Maintenant cette poésie, séparée de son ciel, de son idiome, de la voix qui en est, pour ainsi dire, l’instrument natal et sonore, gardera-t-elle le même charme et la même puissance ? Ne paraîtra-t-elle pas souvent, jusque dans son abondance native, une imitation de notre art moderne, et ne nous rendra-t-elle pas comme une image affaiblie de notre dernier âge poétique ? J’aime à le dire aujourd’hui : Lamartine, Victor Hugo, disputent aux cieux de la Havane, à la lumière de l’Andalousie, l’honneur d’avoir éveillé cette vive imagination et suscité une seconde gloire digne de la leur.

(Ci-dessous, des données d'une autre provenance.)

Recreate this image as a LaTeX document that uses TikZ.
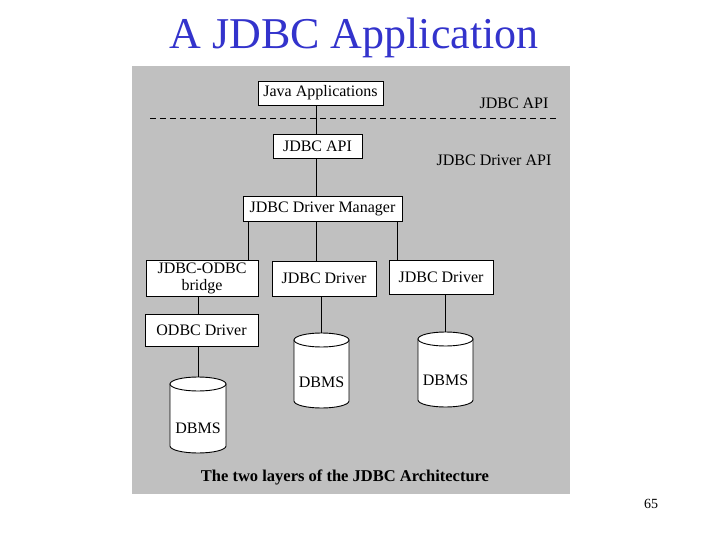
\documentclass[tikz,border=0pt]{standalone}
\usepackage{fontspec}
\setmainfont{Liberation Serif}
\definecolor{panel}{HTML}{C0C0C0}
\definecolor{titleblue}{HTML}{3333CC}
\tikzset{
  box/.style={draw=black, fill=white, line width=0.9pt, inner sep=0pt, align=center,
    font=\fontsize{16}{17}\selectfont},
  lbl/.style={inner sep=0pt, font=\fontsize{16}{17}\selectfont},
  wire/.style={draw=black, line width=0.9pt},
  cyl/.style={draw=black, fill=white, line width=0.9pt}
}
\newcommand{\dbcyl}[5]{% x, top-centre y, bottom-centre y, half width, name
  \filldraw[cyl] (#1-#4,#2) -- (#1-#4,#3) arc[start angle=180,end angle=360,x radius=#4pt,y radius=7pt] -- (#1+#4,#2) -- cycle;
  \filldraw[cyl] (#1,#2) ellipse [x radius=#4pt, y radius=7pt];
  \coordinate (#5) at (#1,#2-7);
}
\begin{document}
\begin{tikzpicture}[x=1pt,y=-1pt]
\useasboundingbox (0,0) rectangle (720,540);
\fill[white] (0,0) rectangle (720,540);
\node[text=titleblue, font=\fontsize{44}{48}\selectfont, inner sep=0pt] (title) at (354,38) {A JDBC Application};
\fill[panel] (132,66) rectangle (570,494);

% boxes
\node[box, minimum width=125pt, minimum height=24pt] (java) at (320.5,93) {Java Applications};
\node[box, minimum width=89pt, minimum height=24pt] (api) at (317.5,146) {JDBC API};
\node[box, minimum width=159pt, minimum height=25pt] (mgr) at (322.5,208.5) {JDBC Driver Manager};
\node[box, minimum width=112pt, minimum height=36pt] (bridge) at (202,278) {JDBC-ODBC\\bridge};
\node[box, minimum width=104pt, minimum height=35pt] (drv2) at (324,278.5) {JDBC Driver};
\node[box, minimum width=104pt, minimum height=34pt] (drv3) at (441,277) {JDBC Driver};
\node[box, minimum width=113pt, minimum height=32pt] (odbc) at (201.5,330) {ODBC Driver};

% labels
\node[lbl] (lapi) at (514,103) {JDBC API};
\node[lbl] (ldrvapi) at (494,160) {JDBC Driver API};
\draw[black, line width=0.9pt, dash pattern=on 6pt off 4pt] (150,118) -- (556,118);

% cylinders
\dbcyl{198}{384}{446}{28}{db1}
\dbcyl{321.5}{340}{401}{27.5}{db2}
\dbcyl{445.5}{339}{400}{27.5}{db3}
\node[lbl] (t1) at (198,428) {DBMS};
\node[lbl] (t2) at (321.5,382) {DBMS};
\node[lbl] (t3) at (445.5,380) {DBMS};

% connectors
\coordinate (c1) at (316,0);
\draw[wire] (java.south -| c1) -- (api.north -| c1);
\draw[wire] (api.south -| c1) -- (mgr.north -| c1);
\coordinate (m1) at (248,0);
\coordinate (m3) at (397,0);
\draw[wire] (mgr.south -| m1) -- (bridge.north -| m1);
\draw[wire] (mgr.south -| c1) -- (drv2.north -| c1);
\draw[wire] (mgr.south -| m3) -- (drv3.north -| m3);
\draw[wire] (bridge.south -| db1) -- (odbc.north -| db1);
\draw[wire] (odbc.south -| db1) -- (db1);
\draw[wire] (drv2.south -| db2) -- (db2);
\draw[wire] (drv3.south -| db3) -- (db3);

\node[inner sep=0pt, font=\bfseries\fontsize{16.5}{18}\selectfont] (cap) at (345,477) {The two layers of the JDBC Architecture};
\node[inner sep=0pt, font=\fontsize{14}{16}\selectfont] (pg) at (651,504) {65};
\end{tikzpicture}
\end{document}
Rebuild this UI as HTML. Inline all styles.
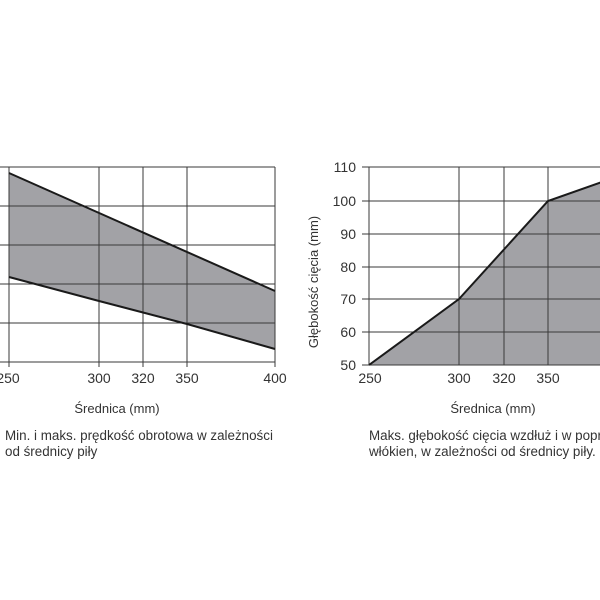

La belle ode de Napoléon à Sainte-Hélène, ce mélange d’apothéose et d’anathème, cette juste sentence portée par la poésie contre l’abus de la force et du génie, revit presque entière dans la traduction en strophes de forme inégale qu’en avait faite à vingt-deux ans la jeune Gomez ; et un des beaux chants de Victor Hugo, traduit de plus près encore et dans un mètre plus sévère, le chant intitulé le Poëte, rend à la langue espagnole avec naturel et passion ce que notre illustre compatriote lui avait pris de pompe et de splendeur.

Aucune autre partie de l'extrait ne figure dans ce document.